Until recently (April 2015), Meterpreter always sent string data in whatever the system encoding happened to be. With the TLV protocol, the TLV_TYPE_STRING was treated roughly as a plain C byte array, with no real expectations as to how the data should be decoded on the Meterpreter or Metasploit framework sides. As a result, type confusion occurred between different locales on remote machines and the local console. To avoid corrupting the terminal due to mistaken character encoding interpretations, Metasploit framework implements Unicode filter that converts any possibly unprintable characters into hex strings. While this allows a sufficiently-advanced human to eyeball a string for meaning, it makes dealing with Unicode strings awkward.
To solve the problem, TLV_TYPE_STRING has been retroactively declared to mean UTF-8 encoding only. All Meterpreter implementations should send UTF-8 strings and expect them in requests. On Windows systems, this means that Meterpreter needs to convert to and from Windows’ UTF-16LE implementation.
So far, the Filesystem operations on all Meterpreters have been converted to expect a and send UTF-8 strings. Only the PHP meterpreter on Windows lacks Unicode support, due to limitations in PHP itself. All new TLVs should send and receive UTF-8. There is still functionality, that needs conversion beyond the Filesystem APIs, and these can be loosely discovered with a command like grep -R A\( *
to find all ASCII variants of functions called by meterpreter.
In the Windows C meterpreter, there are a couple of helper functions to simplify the conversion work:
wchar_t *utf8_to_wchar(const char *in);
char *wchar_to_utf8(const wchar_t *in);
These functions both allocate a new string as their return value, so the strings should be freed after use by the caller.
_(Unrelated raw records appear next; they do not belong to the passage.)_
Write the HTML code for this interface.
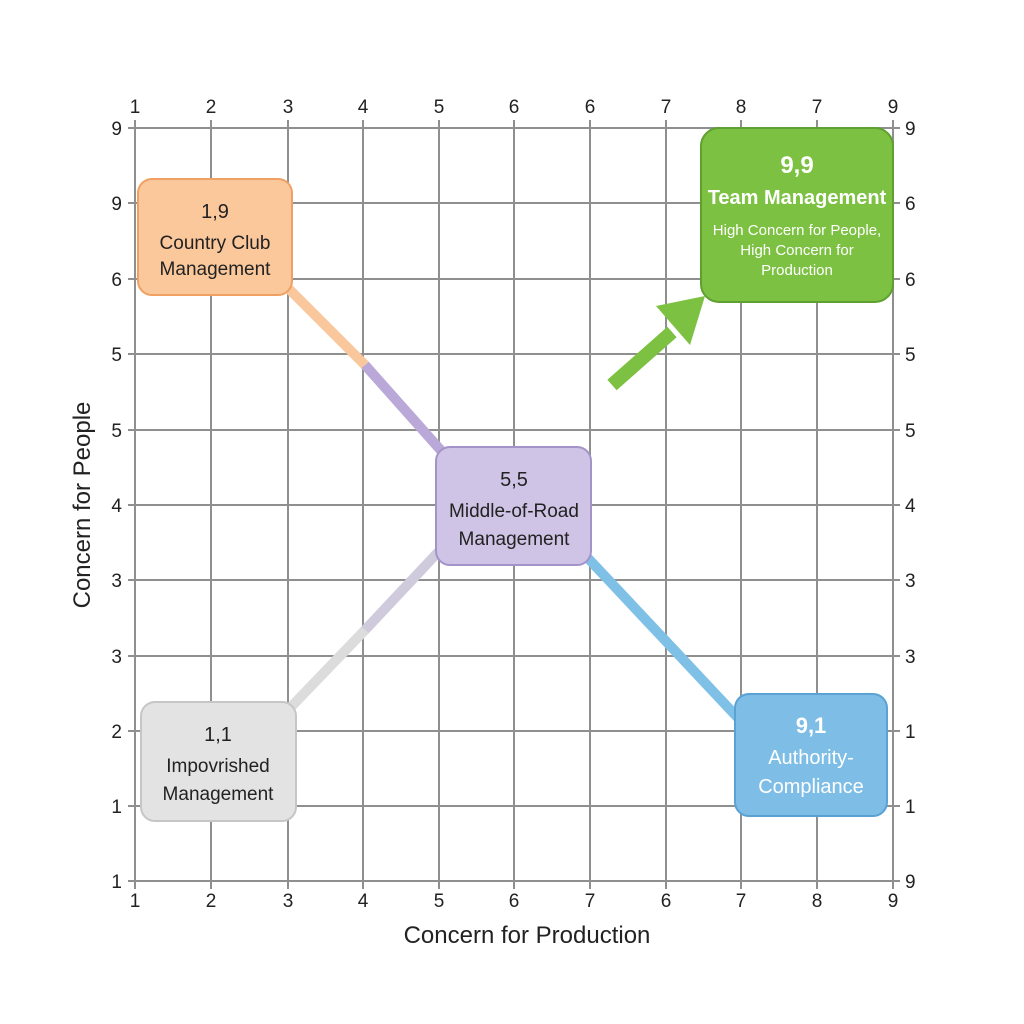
<!DOCTYPE html>
<html><head><meta charset="utf-8"><style>
html,body{margin:0;padding:0;background:#fff;}
svg{display:block;}
text{font-family:"Liberation Sans",sans-serif;}
</style></head><body>
<svg width="1024" height="1024" viewBox="0 0 1024 1024">
<rect width="1024" height="1024" fill="#fff"/>
<g stroke="#8f8f8f" stroke-width="2">
<line x1="135" y1="120" x2="135" y2="889"/><line x1="211" y1="120" x2="211" y2="889"/><line x1="288" y1="120" x2="288" y2="889"/><line x1="363" y1="120" x2="363" y2="889"/><line x1="439" y1="120" x2="439" y2="889"/><line x1="514" y1="120" x2="514" y2="889"/><line x1="590" y1="120" x2="590" y2="889"/><line x1="666" y1="120" x2="666" y2="889"/><line x1="741" y1="120" x2="741" y2="889"/><line x1="817" y1="120" x2="817" y2="889"/><line x1="893" y1="120" x2="893" y2="889"/>
<line x1="128" y1="128" x2="900" y2="128"/><line x1="128" y1="203" x2="900" y2="203"/><line x1="128" y1="279" x2="900" y2="279"/><line x1="128" y1="354" x2="900" y2="354"/><line x1="128" y1="430" x2="900" y2="430"/><line x1="128" y1="505" x2="900" y2="505"/><line x1="128" y1="580" x2="900" y2="580"/><line x1="128" y1="656" x2="900" y2="656"/><line x1="128" y1="731" x2="900" y2="731"/><line x1="128" y1="806" x2="900" y2="806"/><line x1="128" y1="881" x2="900" y2="881"/>
</g>
<g font-size="19" fill="#222" text-anchor="middle">
<text x="135" y="113">1</text><text x="211" y="113">2</text><text x="288" y="113">3</text><text x="363" y="113">4</text><text x="439" y="113">5</text><text x="514" y="113">6</text><text x="590" y="113">6</text><text x="666" y="113">7</text><text x="741" y="113">8</text><text x="817" y="113">7</text><text x="893" y="113">9</text>
<text x="135" y="907">1</text><text x="211" y="907">2</text><text x="288" y="907">3</text><text x="363" y="907">4</text><text x="439" y="907">5</text><text x="514" y="907">6</text><text x="590" y="907">7</text><text x="666" y="907">6</text><text x="741" y="907">7</text><text x="817" y="907">8</text><text x="893" y="907">9</text>
</g>
<g font-size="19" fill="#222" text-anchor="end">
<text x="122" y="135">9</text><text x="122" y="210">9</text><text x="122" y="286">6</text><text x="122" y="361">5</text><text x="122" y="437">5</text><text x="122" y="512">4</text><text x="122" y="587">3</text><text x="122" y="663">3</text><text x="122" y="738">2</text><text x="122" y="813">1</text><text x="122" y="888">1</text>
</g>
<g font-size="19" fill="#222" text-anchor="start">
<text x="905" y="135">9</text><text x="905" y="210">6</text><text x="905" y="286">6</text><text x="905" y="361">5</text><text x="905" y="437">5</text><text x="905" y="512">4</text><text x="905" y="587">3</text><text x="905" y="663">3</text><text x="905" y="738">1</text><text x="905" y="813">1</text><text x="905" y="888">9</text>
</g>
<text x="527" y="943" font-size="24" fill="#222" text-anchor="middle">Concern for Production</text>
<text transform="translate(90,505) rotate(-90)" font-size="24" fill="#222" text-anchor="middle">Concern for People</text>
<g stroke-width="10" stroke-linecap="butt">
<line x1="288" y1="288" x2="365" y2="365" stroke="#f9c79c"/>
<line x1="365" y1="365" x2="445" y2="455" stroke="#b9a8d8"/>
<line x1="290" y1="708" x2="365" y2="630" stroke="#dcdcdc"/>
<line x1="365" y1="630" x2="442" y2="548" stroke="#cfcadc"/>
<line x1="585" y1="555" x2="738" y2="718" stroke="#7fc0e6"/>
</g>
<line x1="612" y1="385" x2="672" y2="332" stroke="#7cc142" stroke-width="14"/>
<polygon points="705,296 656,306 690,345" fill="#7cc142"/>
<rect x="701" y="128" width="192" height="174" rx="18" fill="#7cc142" stroke="#5fa030" stroke-width="2"/>
<text x="797" y="173" font-size="24" font-weight="bold" fill="#fff" text-anchor="middle">9,9</text>
<text x="797" y="204" font-size="20" font-weight="bold" fill="#fff" text-anchor="middle">Team Management</text>
<text x="797" y="235" font-size="15" fill="#fff" text-anchor="middle">High Concern for People,</text>
<text x="797" y="255" font-size="15" fill="#fff" text-anchor="middle">High Concern for</text>
<text x="797" y="275" font-size="15" fill="#fff" text-anchor="middle">Production</text>
<rect x="138" y="179" width="154" height="116" rx="14" fill="#fbc89b" stroke="#f0a062" stroke-width="2"/>
<text x="215" y="218" font-size="20" fill="#222" text-anchor="middle">1,9</text>
<text x="215" y="249" font-size="19" fill="#222" text-anchor="middle">Country Club</text>
<text x="215" y="275" font-size="19" fill="#222" text-anchor="middle">Management</text>
<rect x="436" y="447" width="155" height="118" rx="14" fill="#cfc4e5" stroke="#a393c9" stroke-width="2"/>
<text x="514" y="486" font-size="20" fill="#222" text-anchor="middle">5,5</text>
<text x="514" y="517" font-size="19" fill="#222" text-anchor="middle">Middle-of-Road</text>
<text x="514" y="545" font-size="19" fill="#222" text-anchor="middle">Management</text>
<rect x="141" y="702" width="155" height="119" rx="14" fill="#e3e3e3" stroke="#c6c6c6" stroke-width="2"/>
<text x="218" y="741" font-size="20" fill="#222" text-anchor="middle">1,1</text>
<text x="218" y="772" font-size="19" fill="#222" text-anchor="middle">Impovrished</text>
<text x="218" y="800" font-size="19" fill="#222" text-anchor="middle">Management</text>
<rect x="735" y="694" width="152" height="122" rx="14" fill="#7dbde6" stroke="#5aa2d3" stroke-width="2"/>
<text x="811" y="733" font-size="22" font-weight="bold" fill="#fff" text-anchor="middle">9,1</text>
<text x="811" y="764" font-size="20" fill="#fff" text-anchor="middle">Authority-</text>
<text x="811" y="793" font-size="20" fill="#fff" text-anchor="middle">Compliance</text>
</svg>
</body></html>
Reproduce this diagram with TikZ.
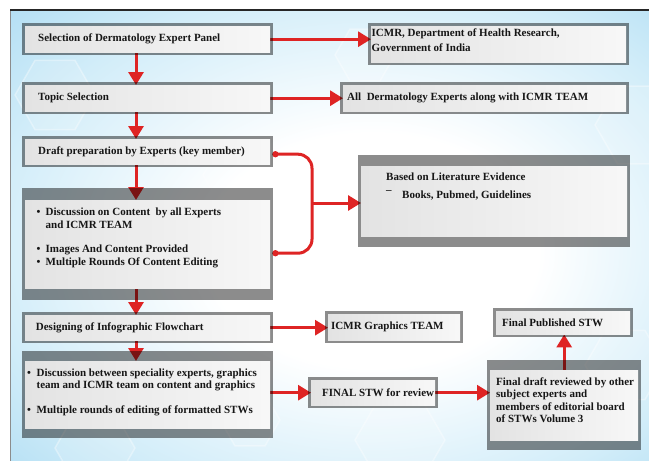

Here is an example of a function expanding a path and performing the conversion to and from UTF-8:
char * fs_expand_path(const char *regular)
{
wchar_t expanded_path[FS_MAX_PATH];
wchar_t *regular_w;
regular_w = utf8_to_wchar(regular);
if (regular_w == NULL) {
return NULL;
}
if (ExpandEnvironmentStringsW(regular_w, expanded_path, FS_MAX_PATH) == 0) {
free(regular_w);
return NULL;
}
free(regular_w);
return wchar_to_utf8(expanded_path);
}
Unicode support in Metasploit framework today is enabled by default on Linux/Unix systems, since most modern terminal emulators have no trouble displaying the characters. However, on Windows, most native terminal emulators ironically have trouble working with more than one language at once, due to historical code page support. So, for Windows, Unicode characters are still filtered by default. Setting EnableUnicodeEncoding to false will allow the native characters to be emitted by the Metasploit console.